* BEGIN Dataset extract *

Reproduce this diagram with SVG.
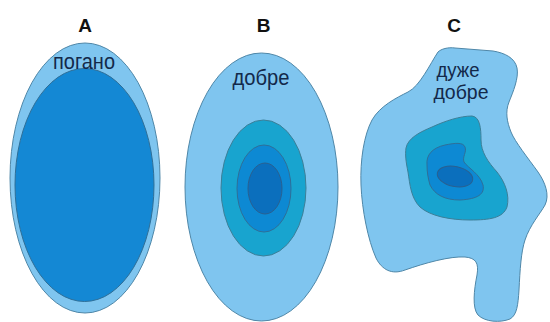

* END Dataset extract *
* BEGIN Dataset extract *

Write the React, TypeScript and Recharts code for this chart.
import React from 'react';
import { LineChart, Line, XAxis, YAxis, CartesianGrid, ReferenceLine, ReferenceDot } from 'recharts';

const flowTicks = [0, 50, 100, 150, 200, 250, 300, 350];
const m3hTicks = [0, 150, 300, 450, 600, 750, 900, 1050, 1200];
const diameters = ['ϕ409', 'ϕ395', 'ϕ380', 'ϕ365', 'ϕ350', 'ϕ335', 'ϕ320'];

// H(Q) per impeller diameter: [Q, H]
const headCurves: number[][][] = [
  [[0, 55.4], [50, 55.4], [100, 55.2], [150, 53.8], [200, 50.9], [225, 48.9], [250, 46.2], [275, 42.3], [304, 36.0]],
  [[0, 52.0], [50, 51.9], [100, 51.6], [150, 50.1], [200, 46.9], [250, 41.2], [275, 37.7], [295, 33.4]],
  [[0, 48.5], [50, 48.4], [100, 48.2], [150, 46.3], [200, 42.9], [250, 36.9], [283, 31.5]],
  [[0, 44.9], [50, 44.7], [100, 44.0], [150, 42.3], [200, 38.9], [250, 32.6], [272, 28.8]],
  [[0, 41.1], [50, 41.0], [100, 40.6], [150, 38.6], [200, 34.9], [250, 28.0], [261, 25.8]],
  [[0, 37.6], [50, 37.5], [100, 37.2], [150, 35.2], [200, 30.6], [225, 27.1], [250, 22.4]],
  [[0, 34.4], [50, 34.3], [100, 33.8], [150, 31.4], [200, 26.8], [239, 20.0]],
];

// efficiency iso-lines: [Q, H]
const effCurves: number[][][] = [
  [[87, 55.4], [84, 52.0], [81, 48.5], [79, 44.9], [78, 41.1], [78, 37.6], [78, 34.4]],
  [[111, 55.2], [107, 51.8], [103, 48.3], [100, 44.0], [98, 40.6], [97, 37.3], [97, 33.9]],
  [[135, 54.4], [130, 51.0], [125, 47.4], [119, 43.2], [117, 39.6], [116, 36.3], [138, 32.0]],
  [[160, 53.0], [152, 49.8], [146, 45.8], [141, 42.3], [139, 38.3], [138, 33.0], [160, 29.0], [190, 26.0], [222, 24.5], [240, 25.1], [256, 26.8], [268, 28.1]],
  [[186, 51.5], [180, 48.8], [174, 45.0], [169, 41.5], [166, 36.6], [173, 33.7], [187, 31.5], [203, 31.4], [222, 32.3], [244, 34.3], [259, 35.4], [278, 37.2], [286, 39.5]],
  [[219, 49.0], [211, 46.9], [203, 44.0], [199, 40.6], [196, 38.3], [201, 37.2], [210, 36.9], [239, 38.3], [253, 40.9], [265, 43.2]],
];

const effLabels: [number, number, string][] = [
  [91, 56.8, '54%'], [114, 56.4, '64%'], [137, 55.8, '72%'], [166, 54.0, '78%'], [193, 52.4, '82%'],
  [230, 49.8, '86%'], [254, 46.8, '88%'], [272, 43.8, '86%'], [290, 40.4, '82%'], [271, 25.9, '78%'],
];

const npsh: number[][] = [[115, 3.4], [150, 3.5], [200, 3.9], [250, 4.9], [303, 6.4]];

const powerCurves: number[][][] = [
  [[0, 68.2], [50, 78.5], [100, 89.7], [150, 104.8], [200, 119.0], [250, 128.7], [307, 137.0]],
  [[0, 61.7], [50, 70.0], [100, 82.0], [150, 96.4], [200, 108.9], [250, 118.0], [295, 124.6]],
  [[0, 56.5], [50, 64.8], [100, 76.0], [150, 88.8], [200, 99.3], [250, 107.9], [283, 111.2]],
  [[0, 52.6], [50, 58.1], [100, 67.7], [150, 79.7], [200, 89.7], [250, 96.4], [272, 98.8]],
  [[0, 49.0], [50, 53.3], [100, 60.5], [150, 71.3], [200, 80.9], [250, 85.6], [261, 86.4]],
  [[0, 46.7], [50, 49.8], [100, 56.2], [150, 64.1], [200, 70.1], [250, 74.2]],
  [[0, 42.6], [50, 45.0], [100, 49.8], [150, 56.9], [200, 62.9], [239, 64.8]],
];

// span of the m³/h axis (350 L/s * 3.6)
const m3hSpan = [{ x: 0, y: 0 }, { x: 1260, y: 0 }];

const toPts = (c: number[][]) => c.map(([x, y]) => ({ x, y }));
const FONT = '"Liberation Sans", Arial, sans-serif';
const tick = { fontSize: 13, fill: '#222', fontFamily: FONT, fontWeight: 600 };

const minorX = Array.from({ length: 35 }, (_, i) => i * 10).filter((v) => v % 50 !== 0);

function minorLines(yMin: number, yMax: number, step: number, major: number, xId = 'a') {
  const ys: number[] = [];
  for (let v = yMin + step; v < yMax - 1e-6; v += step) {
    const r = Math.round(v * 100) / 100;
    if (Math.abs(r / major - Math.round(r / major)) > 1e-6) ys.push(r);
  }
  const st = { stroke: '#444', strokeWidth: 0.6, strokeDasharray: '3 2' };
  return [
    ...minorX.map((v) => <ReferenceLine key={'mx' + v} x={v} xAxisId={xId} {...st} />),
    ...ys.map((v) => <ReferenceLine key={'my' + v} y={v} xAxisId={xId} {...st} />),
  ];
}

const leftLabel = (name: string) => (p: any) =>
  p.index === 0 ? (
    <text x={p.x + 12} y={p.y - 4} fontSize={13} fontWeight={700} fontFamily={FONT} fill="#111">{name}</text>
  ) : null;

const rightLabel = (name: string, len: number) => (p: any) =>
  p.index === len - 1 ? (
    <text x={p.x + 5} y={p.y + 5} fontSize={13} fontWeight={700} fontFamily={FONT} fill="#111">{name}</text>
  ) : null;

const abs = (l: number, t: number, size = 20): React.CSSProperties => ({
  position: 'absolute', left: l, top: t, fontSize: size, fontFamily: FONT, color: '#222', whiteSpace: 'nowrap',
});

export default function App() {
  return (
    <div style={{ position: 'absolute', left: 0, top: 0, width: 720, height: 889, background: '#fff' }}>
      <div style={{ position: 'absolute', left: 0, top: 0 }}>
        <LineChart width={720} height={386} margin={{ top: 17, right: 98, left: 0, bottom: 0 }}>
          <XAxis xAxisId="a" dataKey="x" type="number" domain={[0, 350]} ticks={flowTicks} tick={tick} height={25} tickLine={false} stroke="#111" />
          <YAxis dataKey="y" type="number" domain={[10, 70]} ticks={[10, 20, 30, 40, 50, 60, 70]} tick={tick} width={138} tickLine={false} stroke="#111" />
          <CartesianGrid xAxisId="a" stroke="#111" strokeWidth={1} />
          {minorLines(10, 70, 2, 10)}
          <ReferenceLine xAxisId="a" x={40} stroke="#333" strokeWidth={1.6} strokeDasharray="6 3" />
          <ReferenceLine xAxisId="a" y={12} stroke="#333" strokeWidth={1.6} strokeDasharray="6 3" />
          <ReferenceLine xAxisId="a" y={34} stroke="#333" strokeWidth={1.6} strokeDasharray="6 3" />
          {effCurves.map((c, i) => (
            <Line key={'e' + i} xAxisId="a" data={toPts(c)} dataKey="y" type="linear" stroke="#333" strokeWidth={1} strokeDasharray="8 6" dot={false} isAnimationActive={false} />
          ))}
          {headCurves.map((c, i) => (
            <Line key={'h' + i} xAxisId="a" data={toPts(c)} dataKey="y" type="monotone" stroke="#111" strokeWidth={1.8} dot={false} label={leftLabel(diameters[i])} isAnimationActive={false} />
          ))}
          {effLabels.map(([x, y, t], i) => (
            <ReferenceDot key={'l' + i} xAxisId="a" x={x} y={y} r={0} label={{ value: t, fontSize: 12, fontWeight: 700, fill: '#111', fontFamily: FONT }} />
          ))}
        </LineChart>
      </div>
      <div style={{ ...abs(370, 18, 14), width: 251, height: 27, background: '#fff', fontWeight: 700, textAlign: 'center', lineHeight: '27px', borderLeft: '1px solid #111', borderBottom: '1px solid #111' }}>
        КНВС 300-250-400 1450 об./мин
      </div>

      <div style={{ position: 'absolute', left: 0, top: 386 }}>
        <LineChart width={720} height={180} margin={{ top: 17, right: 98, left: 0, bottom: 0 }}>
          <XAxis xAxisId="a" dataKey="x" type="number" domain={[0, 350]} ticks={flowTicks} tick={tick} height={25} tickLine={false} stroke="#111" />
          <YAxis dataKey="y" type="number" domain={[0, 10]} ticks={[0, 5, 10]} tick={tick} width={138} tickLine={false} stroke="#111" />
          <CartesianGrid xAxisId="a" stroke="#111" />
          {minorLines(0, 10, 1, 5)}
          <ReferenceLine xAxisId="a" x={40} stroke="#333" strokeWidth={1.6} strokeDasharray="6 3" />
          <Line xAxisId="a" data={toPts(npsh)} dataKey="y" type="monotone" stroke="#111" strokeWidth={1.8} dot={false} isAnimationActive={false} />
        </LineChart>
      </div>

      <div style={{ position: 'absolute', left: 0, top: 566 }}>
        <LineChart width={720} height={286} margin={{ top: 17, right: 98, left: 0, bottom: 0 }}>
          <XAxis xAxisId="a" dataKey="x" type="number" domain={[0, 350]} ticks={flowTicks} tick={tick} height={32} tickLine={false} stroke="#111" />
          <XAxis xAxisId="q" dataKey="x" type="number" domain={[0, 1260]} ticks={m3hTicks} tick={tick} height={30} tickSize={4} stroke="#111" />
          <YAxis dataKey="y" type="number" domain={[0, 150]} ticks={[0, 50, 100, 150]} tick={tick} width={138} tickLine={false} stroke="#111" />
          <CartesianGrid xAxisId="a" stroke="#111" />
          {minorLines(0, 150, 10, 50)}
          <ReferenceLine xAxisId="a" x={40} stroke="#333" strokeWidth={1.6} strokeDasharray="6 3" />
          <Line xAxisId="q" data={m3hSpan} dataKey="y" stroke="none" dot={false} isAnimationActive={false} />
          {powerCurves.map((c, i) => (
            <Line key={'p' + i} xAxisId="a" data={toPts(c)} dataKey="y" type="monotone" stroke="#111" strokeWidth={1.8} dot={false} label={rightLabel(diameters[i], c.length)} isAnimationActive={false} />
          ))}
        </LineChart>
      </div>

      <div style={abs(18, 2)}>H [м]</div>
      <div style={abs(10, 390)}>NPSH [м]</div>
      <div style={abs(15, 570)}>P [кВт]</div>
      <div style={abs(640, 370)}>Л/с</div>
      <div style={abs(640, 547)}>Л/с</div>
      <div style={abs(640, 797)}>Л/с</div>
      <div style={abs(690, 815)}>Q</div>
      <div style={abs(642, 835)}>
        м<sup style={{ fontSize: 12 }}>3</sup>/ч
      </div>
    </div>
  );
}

* END Dataset extract *

* _What to do_:
Extract, word for word, the line containing "Write the React, TypeScript", the line containing "['ϕ409', 'ϕ395', 'ϕ380', 'ϕ365', 'ϕ350', 'ϕ335', 'ϕ320'];", and every line between them.

* _Solution to the problem_:
Write the React, TypeScript and Recharts code for this chart.
import React from 'react';
import { LineChart, Line, XAxis, YAxis, CartesianGrid, ReferenceLine, ReferenceDot } from 'recharts';

const flowTicks = [0, 50, 100, 150, 200, 250, 300, 350];
const m3hTicks = [0, 150, 300, 450, 600, 750, 900, 1050, 1200];
const diameters = ['ϕ409', 'ϕ395', 'ϕ380', 'ϕ365', 'ϕ350', 'ϕ335', 'ϕ320'];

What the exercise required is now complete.